Jim Farley emphasized the importance of Ford’s high-margin Ford Pro commercial business, describing it as a powerhouse. As part of the new strategy, Detroit, USA-based Ford now plans to launch more gas-electric hybrids to cater to a broader market and reduce the cost of its first-generation battery electric vehicles.
Ford Motor, the #1 automaker in the United States, faced challenges with its Model e unit, experiencing a full-year loss projection of $4.5 billion, 50 percent higher than previously anticipated. On average, Ford lost over $32,000 per EV delivered by Model e during the second quarter.
Despite these losses, revenue from Ford Model e’s first-generation electric vehicles saw a substantial increase of 39 percent in the second quarter, with sequential revenue more than doubling.
Chief Financial Officer John Lawler defended the upfront investment required for launching the first-generation EVs and argued that focusing solely on the loss per vehicle was not a fair assessment of the company’s overall EV plans.
Wells Fargo analyst Colin Langan expressed concern over Ford’s new full-year pretax earnings guidance, which suggests a notable decline in second-half earnings compared to the first half. Ford remains confident in its EV plans but acknowledged that the transition to a more electric-focused lineup would not be a smooth process.
To achieve its goals, Ford acknowledged that it will take longer to accelerate EV production to an annualized rate of 600,000 vehicles. The company now aims to reach that pace in 2024, pushing back its previous target of late 2023.
The Ford Pro commercial vehicle business has emerged as a major asset for the company, delivering nearly twice the pretax margins of the full company. In the second quarter, Ford Pro out-earned the Ford Blue combustion vehicle unit, generating $2.4 billion in pretax profit with an EBIT margin of 15.3 percent. Meanwhile, Ford Blue, driven by combustion pickups and SUVs, achieved $2.3 billion in pretax profit with an EBIT margin of 9.2 percent.
Ford projects that profits from both the Ford Pro and Ford Blue units will help offset the higher-than-expected losses at Ford Model e. Each of these units is expected to earn about $8 billion in EBIT for the full year, Reuters news report said.
Overall, Ford raised its pretax profit expectations for the year, now anticipating it to fall between $11 billion and $12 billion, up from the previous forecast of $9 billion to $11 billion.

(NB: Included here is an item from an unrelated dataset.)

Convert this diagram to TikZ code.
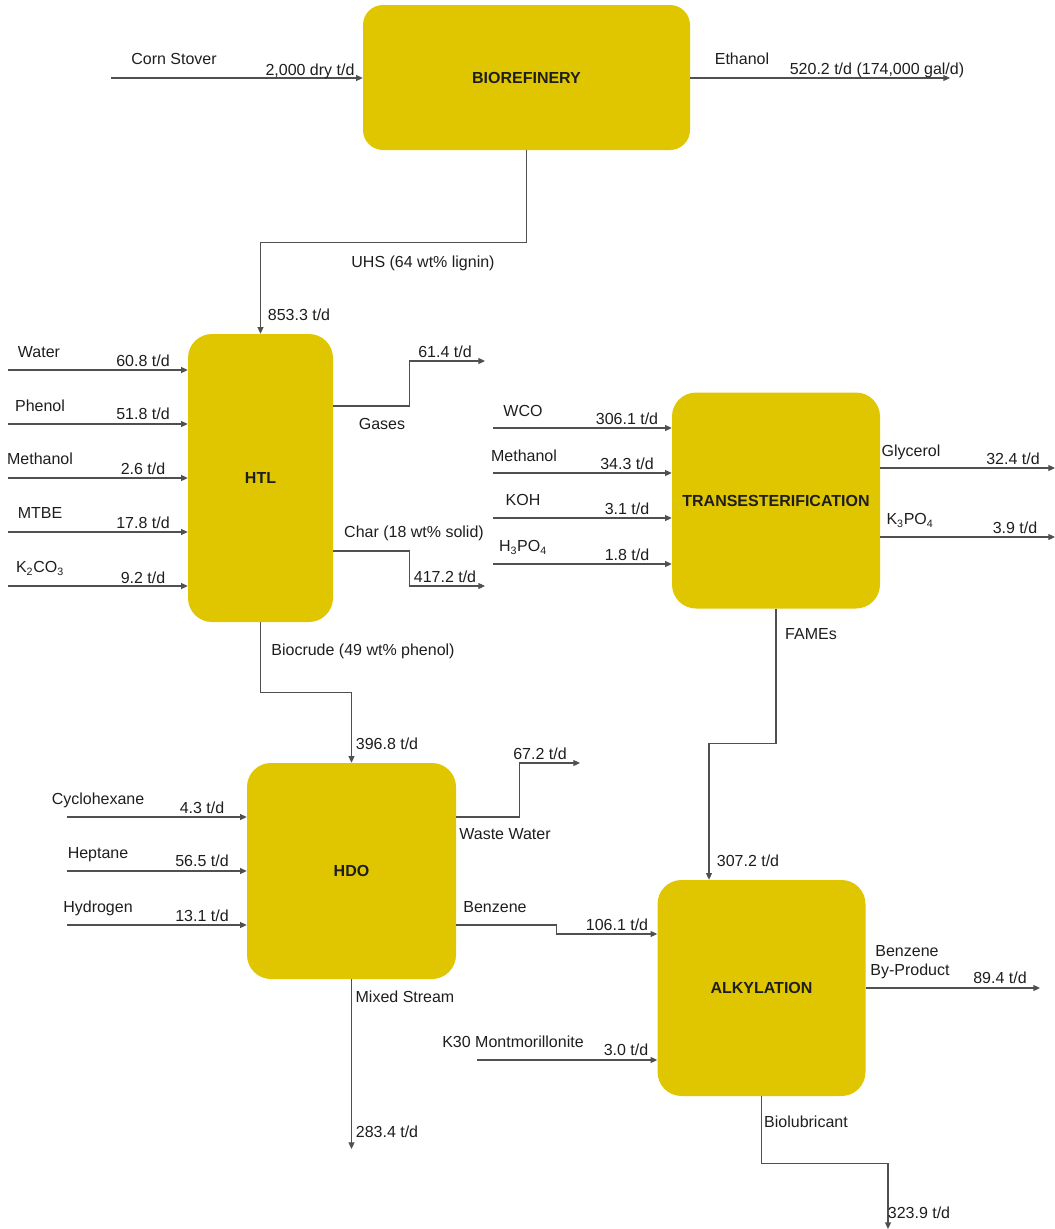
\documentclass[tikz,border=0pt]{standalone}
\usepackage{fontspec}
\setmainfont{Liberation Sans}
\usetikzlibrary{arrows.meta}
\definecolor{boxfill}{RGB}{224,198,0}
\definecolor{linegray}{RGB}{80,80,80}
\definecolor{txt}{RGB}{30,30,30}
\begin{document}
\begin{tikzpicture}[x=0.75pt,y=-0.75pt,
  unit/.style={draw=none,fill=boxfill,rounded corners=18pt,font=\fontsize{12}{14}\selectfont\bfseries,text=txt,inner sep=0pt},
  flow/.style={draw=linegray,line width=0.8pt,-{Triangle[length=5pt,width=4.5pt]}},
  lbl/.style={font=\fontsize{12}{14}\selectfont,text=txt,inner sep=0pt,text height=8.6pt,text depth=0pt}]
\useasboundingbox (0,0) rectangle (1055,1229);

% process units
\node[unit,minimum width=245.25pt,minimum height=108.75pt,rounded corners=15pt] (bio) at (526.5,77.5) {BIOREFINERY};
\node[unit,minimum width=108.75pt,minimum height=216pt] (htl) at (260.5,478) {HTL};
\node[unit,minimum width=156pt,minimum height=162pt] (trans) at (776,500.5) {TRANSESTERIFICATION};
\node[unit,minimum width=156.75pt,minimum height=162pt] (hdo) at (351.5,871) {HDO};
\node[unit,minimum width=156pt,minimum height=162pt] (alk) at (761.5,988) {ALKYLATION};

% free ends
\coordinate (cs) at (111,78);
\coordinate (eth) at (950,78);
\coordinate (inA) at (8,370);
\coordinate (inB) at (8,424);
\coordinate (inC) at (8,478);
\coordinate (inD) at (8,532);
\coordinate (inE) at (8,586);
\coordinate (gasend) at (485,361);
\coordinate (charend) at (485,586);
\coordinate (tA) at (493,428);
\coordinate (tB) at (493,473);
\coordinate (tC) at (493,518);
\coordinate (tD) at (493,564);
\coordinate (glyend) at (1055,468);
\coordinate (kpoend) at (1055,537);
\coordinate (hA) at (67,817);
\coordinate (hB) at (67,871);
\coordinate (hC) at (67,925);
\coordinate (wwend) at (580,763);
\coordinate (msend) at (351.5,1149);
\coordinate (k30) at (477,1060);
\coordinate (bbpend) at (1040,988);
\coordinate (blend) at (888,1229);

% connectors
\draw[flow] (cs) -- (cs -| bio.west);
\draw[flow] (bio.east |- eth) -- (eth);
\draw[flow] (bio.south) -- ++(0,92) -| (htl.north);
\foreach \c in {inA,inB,inC,inD,inE} \draw[flow] (\c) -- (\c -| htl.west);
\draw[flow] (htl.east |- 0,406) -- ++(76,0) |- (gasend);
\draw[flow] (htl.east |- 0,551) -- ++(76,0) |- (charend);
\draw[flow] (htl.south) -- ++(0,70) -| (hdo.north);
\foreach \c in {tA,tB,tC,tD} \draw[flow] (\c) -- (\c -| trans.west);
\draw[flow] (trans.east |- glyend) -- (glyend);
\draw[flow] (trans.east |- kpoend) -- (kpoend);
\draw[flow] (trans.south) -- ++(0,135) -| (709,0 |- alk.north);
\foreach \c in {hA,hB,hC} \draw[flow] (\c) -- (\c -| hdo.west);
\draw[flow] (hdo.east |- 0,817) -- ++(63,0) |- (wwend);
\draw[flow] (hdo.east |- 0,925) -- ++(100,0) -- ++(0,9) -- (alk.west |- 0,934);
\draw[flow] (hdo.south) -- (msend);
\draw[flow] (k30) -- (k30 -| alk.west);
\draw[flow] (alk.east |- bbpend) -- (bbpend);
\draw[flow] (alk.south) -- ++(0,67) -| (blend);

% labels
\node[lbl] (l1) at (174,59) {Corn Stover};
\node[lbl] (l2) at (310,70) {2,000 dry t/d};
\node[lbl] (l3) at (742,59) {Ethanol};
\node[lbl] (l4) at (877,69) {520.2 t/d (174,000 gal/d)};
\node[lbl] (l5) at (423,262) {UHS (64 wt\% lignin)};
\node[lbl] (l6) at (299,315) {853.3 t/d};
\node[lbl] (l7) at (39,352) {Water};
\node[lbl] (l8) at (143,361) {60.8 t/d};
\node[lbl] (l9) at (40,406) {Phenol};
\node[lbl] (l10) at (143,414) {51.8 t/d};
\node[lbl] (l11) at (40,459) {Methanol};
\node[lbl] (l12) at (143,469) {2.6 t/d};
\node[lbl] (l13) at (40,513) {MTBE};
\node[lbl] (l14) at (143,523) {17.8 t/d};
\node[lbl] (l15) at (40,567) {K\textsubscript{2}CO\textsubscript{3}};
\node[lbl] (l16) at (143,578) {9.2 t/d};
\node[lbl] (l17) at (382,424) {Gases};
\node[lbl] (l18) at (445,352) {61.4 t/d};
\node[lbl] (l19) at (414,532) {Char (18 wt\% solid)};
\node[lbl] (l20) at (445,577) {417.2 t/d};
\node[lbl] (l21) at (363,650) {Biocrude (49 wt\% phenol)};
\node[lbl] (l22) at (387,744) {396.8 t/d};
\node[lbl] (l23) at (523,411) {WCO};
\node[lbl] (l24) at (627,419) {306.1 t/d};
\node[lbl] (l25) at (524,456) {Methanol};
\node[lbl] (l26) at (627,464) {34.3 t/d};
\node[lbl] (l27) at (523,500) {KOH};
\node[lbl] (l28) at (627,509) {3.1 t/d};
\node[lbl] (l29) at (523,546) {H\textsubscript{3}PO\textsubscript{4}};
\node[lbl] (l30) at (627,555) {1.8 t/d};
\node[lbl] (l31) at (911,451) {Glycerol};
\node[lbl] (l32) at (1013,459) {32.4 t/d};
\node[lbl] (l33) at (910,519) {K\textsubscript{3}PO\textsubscript{4}};
\node[lbl] (l34) at (1015,528) {3.9 t/d};
\node[lbl] (l35) at (811,634) {FAMEs};
\node[lbl] (l36) at (748,861) {307.2 t/d};
\node[lbl] (l37) at (98,799) {Cyclohexane};
\node[lbl] (l38) at (202,808) {4.3 t/d};
\node[lbl] (l39) at (98,853) {Heptane};
\node[lbl] (l40) at (202,861) {56.5 t/d};
\node[lbl] (l41) at (98,907) {Hydrogen};
\node[lbl] (l42) at (202,916) {13.1 t/d};
\node[lbl] (l43) at (505,834) {Waste Water};
\node[lbl] (l44) at (540,754) {67.2 t/d};
\node[lbl] (l45) at (495,907) {Benzene};
\node[lbl] (l46) at (617,925) {106.1 t/d};
\node[lbl] (l47) at (405,997) {Mixed Stream};
\node[lbl] (l48) at (387,1132) {283.4 t/d};
\node[lbl] (l49) at (907,951) {Benzene};
\node[lbl] (l50) at (910,970) {By-Product};
\node[lbl] (l51) at (1000,978) {89.4 t/d};
\node[lbl] (l52) at (513,1042) {K30 Montmorillonite};
\node[lbl] (l53) at (626,1050) {3.0 t/d};
\node[lbl] (l54) at (806,1122) {Biolubricant};
\node[lbl] (l55) at (919,1213) {323.9 t/d};
\end{tikzpicture}
\end{document}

Despite the challenges in the EV market, Ford remains committed to its EV plans and aims to navigate through the transitional period successfully. With a focus on gas-electric hybrids and commercial vehicles, the company is looking to create a sustainable and profitable future for itself in the rapidly evolving automotive industry.
In related news, Ford recently announced lower suggested retail prices for its all-electric F-150 Lightning pickup truck, citing increased production capacity and cost scaling at the Rouge Electric Vehicle Center in Michigan. Furthermore, Ford Model e revealed plans to transform its existing complex in Oakville, Ont., Canada, into a high-volume EV manufacturing site, assembling battery packs and installing them in the next-generation electric vehicles produced on the same campus.